-- START ITEMS --

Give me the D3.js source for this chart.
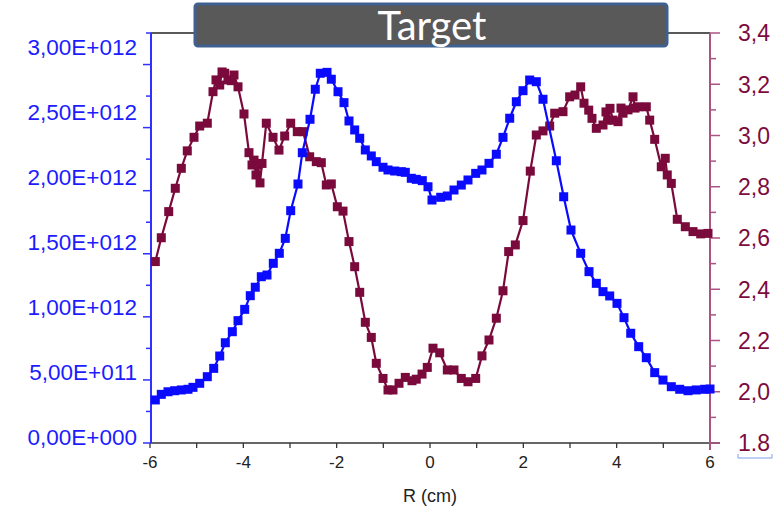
<!DOCTYPE html>
<html><head><meta charset="utf-8">
<script src="https://cdn.jsdelivr.net/npm/d3@7"></script>
<style>body{margin:0;background:#fff}svg{display:block}</style></head>
<body>
<svg id="c" width="782" height="512"></svg>
<script>
// ---- DATA ----
const blueR = [-5.886,-5.758,-5.614,-5.471,-5.329,-5.186,-5.079,-4.935,-4.772,-4.635,-4.506,-4.386,-4.236,-4.114,-3.971,-3.851,-3.744,-3.615,-3.493,-3.358,-3.229,-3.101,-2.985,-2.829,-2.736,-2.571,-2.458,-2.351,-2.207,-2.115,-1.971,-1.843,-1.736,-1.614,-1.506,-1.386,-1.258,-1.151,-1.007,-0.900,-0.756,-0.615,-0.529,-0.401,-0.294,-0.165,-0.043,0.043,0.229,0.371,0.514,0.671,0.814,0.979,1.114,1.264,1.421,1.564,1.708,1.850,1.993,2.136,2.278,2.421,2.707,2.865,3.021,3.229,3.407,3.564,3.707,3.851,4.007,4.157,4.301,4.472,4.635,4.815,4.993,5.171,5.351,5.529,5.706,5.886,6.0];
const blueV = [0.285,0.328,0.348,0.356,0.362,0.367,0.382,0.413,0.464,0.528,0.623,0.725,0.810,0.895,0.982,1.087,1.152,1.233,1.246,1.336,1.413,1.528,1.741,1.946,2.187,2.444,2.675,2.798,2.805,2.752,2.656,2.572,2.431,2.362,2.298,2.208,2.162,2.118,2.075,2.054,2.046,2.041,2.036,1.990,1.982,1.972,1.925,1.823,1.844,1.854,1.900,1.938,1.977,2.028,2.054,2.105,2.175,2.305,2.452,2.579,2.664,2.746,2.733,2.598,2.125,1.848,1.592,1.413,1.272,1.182,1.118,1.085,1.028,0.918,0.798,0.695,0.610,0.495,0.438,0.387,0.367,0.356,0.362,0.367,0.369];
const redR = [-5.886,-5.758,-5.599,-5.458,-5.329,-5.201,-5.057,-4.935,-4.772,-4.650,-4.586,-4.506,-4.457,-4.399,-4.329,-4.258,-4.200,-4.114,-3.986,-3.879,-3.814,-3.771,-3.729,-3.686,-3.643,-3.600,-3.508,-3.364,-3.236,-3.114,-2.985,-2.844,-2.721,-2.578,-2.436,-2.329,-2.222,-2.115,-1.986,-1.864,-1.736,-1.614,-1.506,-1.386,-1.258,-1.151,-1.007,-0.900,-0.793,-0.664,-0.529,-0.386,-0.294,-0.171,-0.058,0.064,0.208,0.371,0.514,0.671,0.814,0.979,1.114,1.264,1.421,1.564,1.686,1.828,1.993,2.149,2.278,2.421,2.565,2.672,2.850,2.993,3.107,3.229,3.300,3.401,3.471,3.564,3.707,3.771,3.814,3.857,3.921,4.029,4.093,4.136,4.243,4.350,4.393,4.457,4.635,4.708,4.815,4.956,5.041,5.084,5.171,5.299,5.471,5.636,5.801,5.957];
const redV = [2.508,2.601,2.703,2.794,2.872,2.940,2.993,3.037,3.048,3.171,3.217,3.197,3.248,3.243,3.217,3.214,3.236,3.190,3.084,2.933,2.885,2.904,2.846,2.885,2.815,2.891,3.048,2.993,2.943,2.998,3.048,3.015,3.015,2.917,2.898,2.894,2.807,2.811,2.722,2.705,2.586,2.488,2.388,2.271,2.212,2.111,2.052,2.007,2.007,2.033,2.056,2.043,2.049,2.069,2.095,2.170,2.152,2.085,2.085,2.052,2.039,2.052,2.140,2.202,2.287,2.394,2.547,2.573,2.668,2.861,3.002,3.018,3.037,3.087,3.093,3.151,3.158,3.190,3.126,3.099,3.067,3.028,3.041,3.092,3.060,3.106,3.060,3.054,3.107,3.087,3.100,3.151,3.107,3.112,3.112,3.060,2.985,2.878,2.911,2.846,2.813,2.673,2.644,2.625,2.616,2.618];
const xTickValues = [-6,-4,-2,0,2,4,6];
const xMinorTicks = [-6,-5,-4,-3,-2,-1,0,1,2,3,4,5,6];
const leftTickValues = [0,0.5,1,1.5,2,2.5,3];
const leftTickLabels = ["0,00E+000","5,00E+011","1,00E+012","1,50E+012","2,00E+012","2,50E+012","3,00E+012"];
const rightTickValues = [1.8,2.0,2.2,2.4,2.6,2.8,3.0,3.2,3.4];
const rightTickLabels = ["1.8","2,0","2,2","2,4","2,6","2,8","3,0","3,2","3,4"];
const titleText = "Target";
const xTitle = "R (cm)";

// ---- DRAW ----
const svg = d3.select("#c");
const x = d3.scaleLinear().domain([-6,6]).range([150,710]);
const yL = d3.scaleLinear().domain([0,3]).range([437,47]);
const yR = d3.scaleLinear().domain([1.8,3.4]).range([443,33]);
const leftTickPos = d3.scaleLinear().domain([0,13]).range([443,33]);

const BLUE = "#0a0aff", MAROON = "#7a0a3c";

// top frame line
svg.append("line").attr("x1",151).attr("x2",710).attr("y1",33).attr("y2",33)
  .attr("stroke","#222").attr("stroke-width",1.3);

// bottom axis
const gx = svg.append("g").attr("transform","translate(0,443)");
gx.append("line").attr("x1",150).attr("x2",720).attr("stroke","#333").attr("stroke-width",1.6);
gx.selectAll("line.t").data(xMinorTicks).join("line").attr("class","t")
  .attr("x1",d=>x(d)).attr("x2",d=>x(d)).attr("y1",0).attr("y2",5)
  .attr("stroke","#333").attr("stroke-width",1.3);
gx.selectAll("text").data(xTickValues).join("text")
  .attr("x",d=>x(d)).attr("y",25).attr("text-anchor","middle")
  .attr("font-family","Liberation Sans, Arial, sans-serif").attr("font-size",17).attr("fill","#222")
  .text(d=>d);
svg.append("text").attr("x",x(0)).attr("y",502).attr("text-anchor","middle")
  .attr("font-family","Liberation Sans, Arial, sans-serif").attr("font-size",18).attr("fill","#222")
  .text(xTitle);

// left axis
const gl = svg.append("g");
gl.append("line").attr("x1",151).attr("x2",151).attr("y1",33).attr("y2",443)
  .attr("stroke","#3030ff").attr("stroke-width",2);
gl.selectAll("line.t").data(d3.range(14)).join("line").attr("class","t")
  .attr("x1",d=> (d%2===0)?143:146).attr("x2",151)
  .attr("y1",d=>leftTickPos(d)).attr("y2",d=>leftTickPos(d))
  .attr("stroke","#3030ff").attr("stroke-width",1.5);
gl.selectAll("text").data(leftTickValues).join("text")
  .attr("x",137).attr("y",d=>yL(d)).attr("dy","0.36em").attr("text-anchor","end")
  .attr("font-family","Liberation Sans, Arial, sans-serif").attr("font-size",22.5).attr("fill","#1c1cff")
  .text((d,i)=>leftTickLabels[i]);

// right axis
const gr = svg.append("g");
gr.append("line").attr("x1",710).attr("x2",710).attr("y1",33).attr("y2",450)
  .attr("stroke","#ad5384").attr("stroke-width",2);
const rMinor = d3.range(17).map(i=>1.8+i*0.1);
gr.selectAll("line.t").data(rMinor).join("line").attr("class","t")
  .attr("x1",710).attr("x2",(d,i)=> i%2===0?720:716)
  .attr("y1",d=>yR(d)).attr("y2",d=>yR(d))
  .attr("stroke","#ad5384").attr("stroke-width",1.5);
gr.selectAll("text").data(rightTickValues).join("text")
  .attr("x",738).attr("y",d=>yR(d)).attr("dy","0.36em")
  .attr("font-family","Liberation Sans, Arial, sans-serif").attr("font-size",23).attr("fill","#7c0c40")
  .text((d,i)=>rightTickLabels[i]);
// selection bracket under "1.8"
svg.append("path").attr("d",`M738,${yR(1.8)+11} L738,${yR(1.8)+15} L772,${yR(1.8)+15} L772,${yR(1.8)+11}`)
  .attr("fill","none").attr("stroke","#7f9ff0").attr("stroke-width",1);

// series
function drawSeries(xs, vs, ys, color){
  const pts = xs.map((r,i)=>[x(r), ys(vs[i])]);
  svg.append("path").attr("d", d3.line()(pts)).attr("fill","none")
    .attr("stroke",color).attr("stroke-width",2.2).attr("stroke-linejoin","round");
  svg.append("g").selectAll("rect").data(pts).join("rect")
    .attr("x",d=>d[0]-4.5).attr("y",d=>d[1]-4.5).attr("width",9).attr("height",9).attr("fill",color);
}
drawSeries(redR, redV, yR, MAROON);
drawSeries(blueR, blueV, yL, BLUE);

// title box
svg.append("rect").attr("x",195).attr("y",4).attr("width",472).attr("height",42).attr("rx",3)
  .attr("fill","#595959").attr("stroke","#3f6190").attr("stroke-width",3);
svg.append("text").attr("x",432).attr("y",40).attr("text-anchor","middle")
  .attr("font-family","Lato, 'Open Sans', sans-serif").attr("font-size",40).attr("fill","#fff")
  .text(titleText);
</script>
</body></html>
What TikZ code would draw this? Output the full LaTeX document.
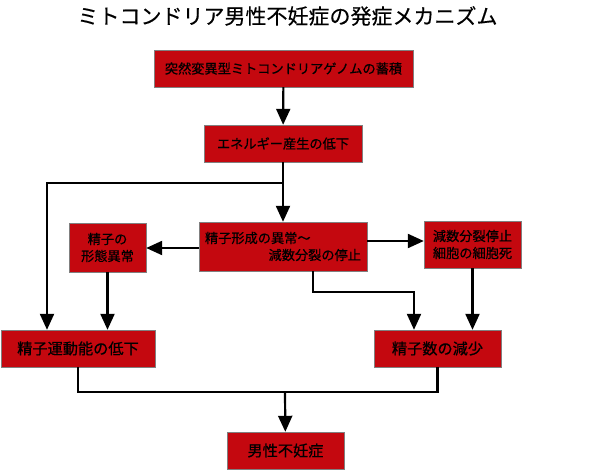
\documentclass[tikz,border=0pt]{standalone}
\usepackage{fontspec}
\setmainfont{Noto Sans CJK JP}
\newfontfamily\boxfont[FakeBold=0.6]{Noto Sans CJK JP}
\newfontfamily\titlefont[FakeBold=0.4]{Noto Sans CJK JP}
\usetikzlibrary{arrows.meta}
\definecolor{boxred}{HTML}{C4080F}
\begin{document}
\begin{tikzpicture}[x=1pt, y=-1pt,
    box/.style={draw=gray, fill=boxred, inner sep=2pt, align=center,
        font=\boxfont\fontsize{13.2}{17}\selectfont},
    bigbox/.style={box, font=\boxfont\fontsize{15.2}{18}\selectfont},
    arr/.style={line width=2.2pt, -{Triangle[length=16pt,width=14pt]}},
    ln/.style={line width=2.2pt}]
        \useasboundingbox (0,0) rectangle (590,471);
        \node[font=\titlefont\fontsize{21}{24}\selectfont] (title) at (287.5,16) {ミトコンドリア男性不妊症の発症メカニズム};

        \node[box, minimum width=259pt, minimum height=37pt] (mutant) at (283.5,68.5) {突然変異型ミトコンドリアゲノムの蓄積};
        \node[box, minimum width=158pt, minimum height=37pt] (energy) at (283,143.5) {エネルギー産生の低下};
        \node[box, minimum width=168pt, minimum height=49pt, text width=156pt, align=left] (formation) at (283,246.5) {精子形成の異常～\\\hspace*{\fill}減数分裂の停止};
        \node[box, minimum width=77pt, minimum height=49pt] (morph) at (107.5,247.5) {精子の\\形態異常};
        \node[box, minimum width=97pt, minimum height=47pt] (apoptosis) at (472.5,244.5) {減数分裂停止\\細胞の細胞死};
        \node[bigbox, minimum width=154pt, minimum height=37pt] (motility) at (78,348.5) {精子運動能の低下};
        \node[bigbox, minimum width=127pt, minimum height=37pt] (count) at (437.5,348.5) {精子数の減少};
        \node[bigbox, minimum width=117pt, minimum height=37pt] (infert) at (285.5,450.5) {男性不妊症};

        \coordinate (split) at (283,183);
        \coordinate (merge) at (285,392);

        \draw[arr] (mutant) -- (energy);
        \draw[ln] (energy) -- (split);
        \draw[arr] (split) -- (formation);
        \draw[arr] (split) -| ([xshift=-31pt]motility.north);
        \draw[arr] ([yshift=-1.5pt]formation.west) -- ([yshift=-0.5pt]morph.east);
        \draw[arr] ([yshift=5.5pt]formation.east) -- ([yshift=3.5pt]apoptosis.west);
        \draw[arr] ([xshift=30pt]formation.south) -- ++(0,21) -| ([xshift=-23.5pt]count.north);
        \draw[arr] (morph) -- (morph.south |- motility.north);
        \draw[arr] (apoptosis) -- (apoptosis.south |- count.north);
        \draw[ln] (motility.south) |- (merge) -| (count.south);
        \draw[arr] (merge) -- (infert);
    \end{tikzpicture}
\end{document}
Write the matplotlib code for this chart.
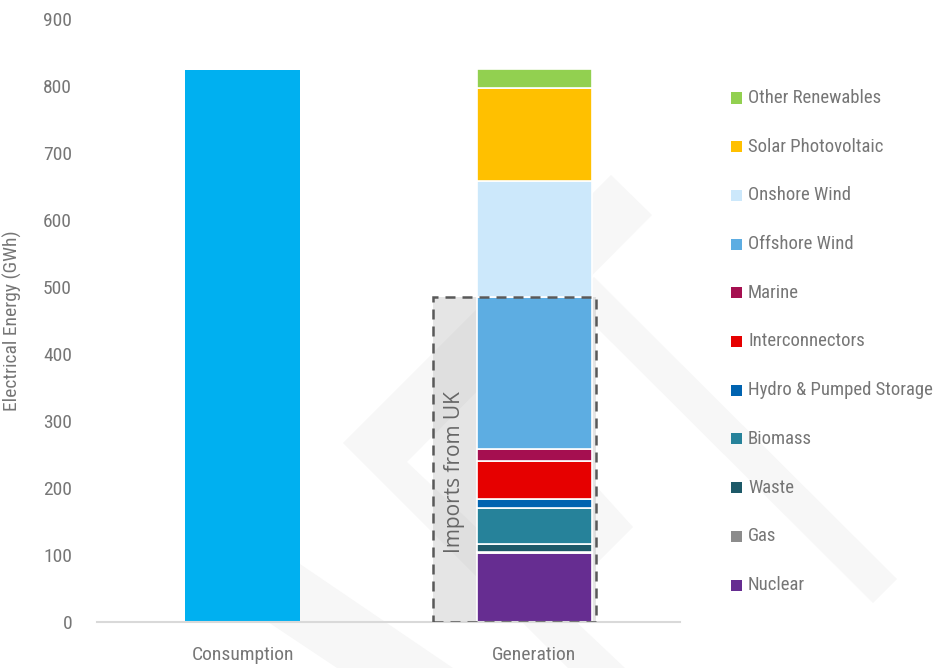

-- END ITEMS --

**PROMPT:**
Where a line of the records above holds the word "chart", copy that line.

**THE RESPONSE:**
Give me the D3.js source for this chart.
Write the matplotlib code for this chart.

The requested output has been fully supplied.